Why were U.S. military paratroopers rescuing a band of 
mercenary terrorists? Col. David H. Hackworth, a retired 
U.S. Army officer and syndicated columnist, says the 
operation was undertaken because the 17 lead officers of the 
mercenary force were all former U.S. military officers 
working under contract to the Pentagon.2

Hackworth is a supporter of George W. Bush, who he says is 
simply cleaning up a mess created by Bill Clinton and his 
administration.

While the Clinton administration was certainly up to its 
eyeballs in intrigue and worse in the Balkans, the covert 
operations had begun during the previous Republican 
administration of the first George Bush.

Since the successful Yugoslav socialist revolution following 
World War II, both Democratic and Republican administrations 
have shared an obsession with the Balkans not unlike their 
obsession with Cuba.

This obsession has involved both open and hidden operations 
against both Yugoslavia and Cuba, including military attacks 
using mercenary forces recruited from the exile communities 
in the U.S. The obsession had nothing to do with any alleged 
threat from the Balkans or from Cuba. It came from 
Washington's fear and hatred of the successful socialist 
revolutions in both places.

In March 1960, President Dwight Eisenhower secretly approved 
a CIA plan to invade Cuba. The idea was to use U.S.-trained 
Cuban mercenaries as a cover for the invasion. Once the 
attack began, U.S. military planes would arrive to "help" 
the mercenaries, who were called Cuban liberation fighters 
in the U.S. media. The Cuban revolutionary leaders soon knew 
of the plan. They publicly warned the people that an 
invasion was coming. The people of Cuba rallied together and 
put down the CIA-planned mercenary invasion. While the Bay 
of Pigs invasion failed, something similar played out in the 
Balkans, but with a very different ending. Yugoslavia was 
targeted for the 1990s version of the Bay of Pigs, including 
a mercenary army recruited from exiles in the United States. 
In the war on Yugoslavia, the so-called Atlantic Brigade was 
a special U.S.-trained mercenary force.3

The operation went into high gear with the collapse of the 
Soviet Union in 1991. A detailed account of the key role the 
NATO powers played in the breakup of Yugoslavia in the 1990s 
can be found in the book NATO in the Balkans, published by 
the International Action Center.4

The Balkans version of the Bay of Pigs came with the U.S.-
led NATO bombing campaign in 1999 that was justified in the 
media by claims that it was supporting Albanian freedom 
fighters, the Kosovo Liberation Army. This KLA is also the 
core of the National Liberation Army that was rescued by 
U.S. forces in Macedonia. What is left out of almost all the 
media stories is the role of the CIA in building up the KLA, 
just as it built up the Cuban counter-revolutionary 
mercenary force for the Bay of Pigs invasion.

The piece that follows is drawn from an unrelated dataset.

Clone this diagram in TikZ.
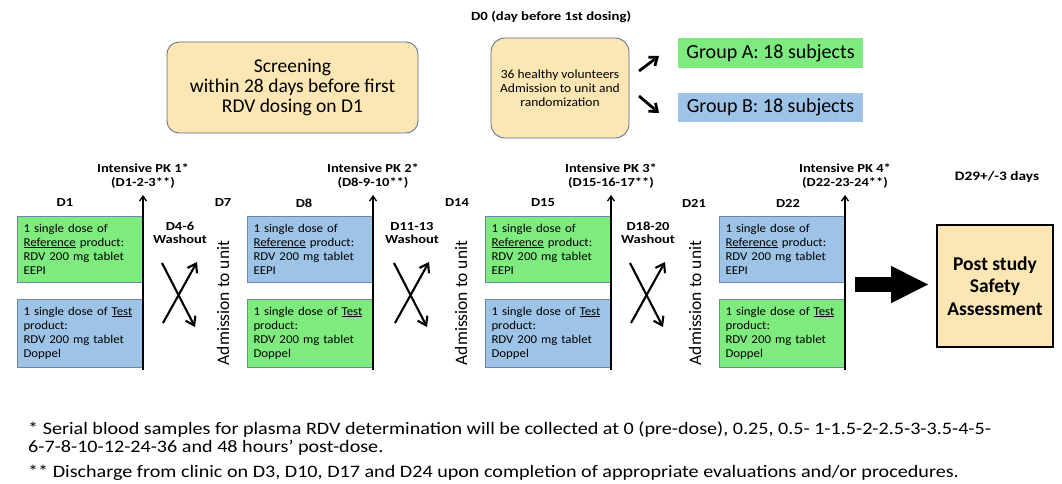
\documentclass[tikz,border=0pt]{standalone}
\usepackage{fontspec}
\setmainfont{Carlito}
\newfontfamily\boxfont[FakeStretch=1.07]{Carlito}
\newfontfamily\labfont[FakeStretch=1.18]{Carlito}
\newfontfamily\dzfont[FakeStretch=1.08]{Carlito}
\newfontfamily\fnfont[FakeStretch=1.15]{Carlito}
\usetikzlibrary{arrows.meta}
\definecolor{grn}{HTML}{7DEB7D}
\definecolor{blu}{HTML}{9DC3E6}
\definecolor{peach}{HTML}{FCE6B4}
\definecolor{bord}{HTML}{6E86A6}
\begin{document}
\begin{tikzpicture}[x=1pt,y=-1pt,
  dose/.style={draw=bord, line width=0.6pt, minimum width=125pt, text width=112pt, inner xsep=6.5pt, inner ysep=0pt, align=left, font=\boxfont\fontsize{12}{14}\selectfont},
  lab/.style={font=\labfont\fontsize{12.3}{13.5}\selectfont\bfseries, inner sep=0pt, align=center},
  adm/.style={rotate=90, font=\fontsize{17.5}{20}\selectfont, inner sep=0pt},
  cross/.style={line width=2.1pt, -{Straight Barb[length=8pt,width=11pt]}},
  pk/.style={line width=1.3pt, -{Straight Barb[length=5pt,width=7pt]}},
  rbox/.style={draw=bord!80!black, line width=0.8pt, fill=peach, rounded corners=12pt},
]
\useasboundingbox (0,0) rectangle (1062,484);
\fill[white] (0,0) rectangle (1062,484);

% top
\node[rbox, minimum width=251pt, minimum height=91pt, align=center, font=\fontsize{19.5}{20}\selectfont] (scr) at (292.5,87.5) {Screening\\within 28 days before first\\RDV dosing on D1};
\node[lab, anchor=west, font=\labfont\fontsize{12.5}{14}\selectfont\bfseries] (d0) at (471,17) {D0 (day before 1st dosing)};
\node[rbox, rounded corners=14pt, minimum width=138pt, minimum height=100pt, align=center, font=\dzfont\fontsize{12.5}{14}\selectfont] (rand) at (560,88) {36 healthy volunteers\\Admission to unit and\\randomization};
\node[fill=grn, minimum width=185pt, minimum height=30pt, inner sep=0pt, font=\fontsize{20}{22}\selectfont] (ga) at (770.5,53) {Group A: 18 subjects};
\node[fill=blu, minimum width=185pt, minimum height=29pt, inner sep=0pt, font=\fontsize{20}{22}\selectfont] (gb) at (770.5,107.5) {Group B: 18 subjects};
\coordinate (a1s) at (639,71); \coordinate (a1e) at (659,56);
\coordinate (a2s) at (639,96); \coordinate (a2e) at (659,113);
\draw[line width=2.8pt, -{Straight Barb[length=7pt,width=11pt]}] (a1s) -- (a1e);
\draw[line width=2.8pt, -{Straight Barb[length=7pt,width=11pt]}] (a2s) -- (a2e);

% panels
\foreach \i/\dx/\ct/\cb/\pkl/\pkd/\dl/\dlx in {1/0/grn/blu/1/D1-2-3/D1/65, 2/230/blu/grn/2/D8-9-10/D8/304, 3/468/grn/blu/3/D15-16-17/D15/543, 4/702/blu/grn/4/D22-23-24/D22/788}{
  \node[dose, fill=\ct, minimum height=66pt] (top\i) at (79.5+\dx,249) {1 single dose of\\\underline{Reference} product:\\RDV 200 mg tablet\\EEPI};
  \node[dose, fill=\cb, minimum height=68pt] (bot\i) at (79.5+\dx,333) {1 single dose of \underline{Test}\\product:\\RDV 200 mg tablet\\Doppel};
  \coordinate (pkb\i) at (143+\dx,370);
  \coordinate (pkt\i) at (143+\dx,195);
  \draw[pk] (pkb\i) -- (pkt\i);
  \node[lab] (pkl\i) at (143+\dx,176) {Intensive PK \pkl*\\(\pkd**)};
  \node[lab] (day\i) at (\dlx,203) {\dl};
}
\foreach \i/\dx/\wa/\dend/\dex/\ax in {1/0/D4-6/D7/223/223, 2/232/D11-13/D14/457/461, 3/468/D18-20/D21/694/695}{
  \node[lab] (wash\i) at (180+\dx,233) {\wa\\Washout};
  \node[lab] (dayend\i) at (\dex,203) {\dend};
  \node[adm] (adm\i) at (\ax,303) {Admission to unit};
  \coordinate (c1s\i) at (163+\dx,323); \coordinate (c1e\i) at (197+\dx,262);
  \coordinate (c2s\i) at (162+\dx,263); \coordinate (c2e\i) at (195+\dx,327);
  \draw[cross] (c1s\i) -- (c1e\i);
  \draw[cross] (c2s\i) -- (c2e\i);
}

% end
\node[lab, font=\labfont\fontsize{13}{14}\selectfont\bfseries] (d29) at (997,177) {D29+/-3 days};
\node[draw=black, line width=1.6pt, fill=peach, minimum width=116pt, minimum height=122pt, align=center, font=\fontsize{19.5}{22.5}\selectfont\bfseries] (post) at (995,286) {Post study\\Safety\\Assessment};
\coordinate (bigs) at (855,284.5);
\draw[line width=15pt, -{Triangle[length=38pt,width=34pt]}] (bigs) -- ([xshift=-7pt]post.west |- bigs);

% footnotes
\node[anchor=west, inner sep=0pt, font=\fnfont\fontsize{17.5}{18}\selectfont, align=left] (fn1) at (28,439) {* Serial blood samples for plasma RDV determination will be collected at 0 (pre-dose), 0.25, 0.5- 1-1.5-2-2.5-3-3.5-4-5-\\6-7-8-10-12-24-36 and 48 hours’ post-dose.};
\node[anchor=west, inner sep=0pt, font=\fnfont\fontsize{17.5}{18}\selectfont, align=left] (fn2) at (28,473) {** Discharge from clinic on D3, D10, D17 and D24 upon completion of appropriate evaluations and/or procedures.};
\end{tikzpicture}
\end{document}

The buildup to the U.S.-NATO war began almost a decade 
before, however. The bombing was launched because of 
Yugoslav resistance to a takeover by the capitalist powers, 
particularly the United States and Germany.

During much of the Cold War, Washington's policy toward 
Yugoslavia was aimed at trying to prevent any Yugoslav 
alliance with the Soviet Union and the other socialist 
countries. With the collapse of the Soviet Union, this 
policy ended. Washington's new agenda was the destruction of 
socialist Yugoslavia.

The leaders of Yugoslavia immediately saw when this shift in 
policy began, but the League of Communists, Yugoslavia's 
communist party, was not prepared for the change in 
Washington's policy. The Yugoslav leadership had become soft 
in the years when Washington was showering Yugoslavia with 
favors.

But the League of Communists had a revolutionary history and 
had led the partisan victory over the Nazi invasion during 
World War II. It also had the allegiance of the workers in 
all the republics that made up Yugoslavia.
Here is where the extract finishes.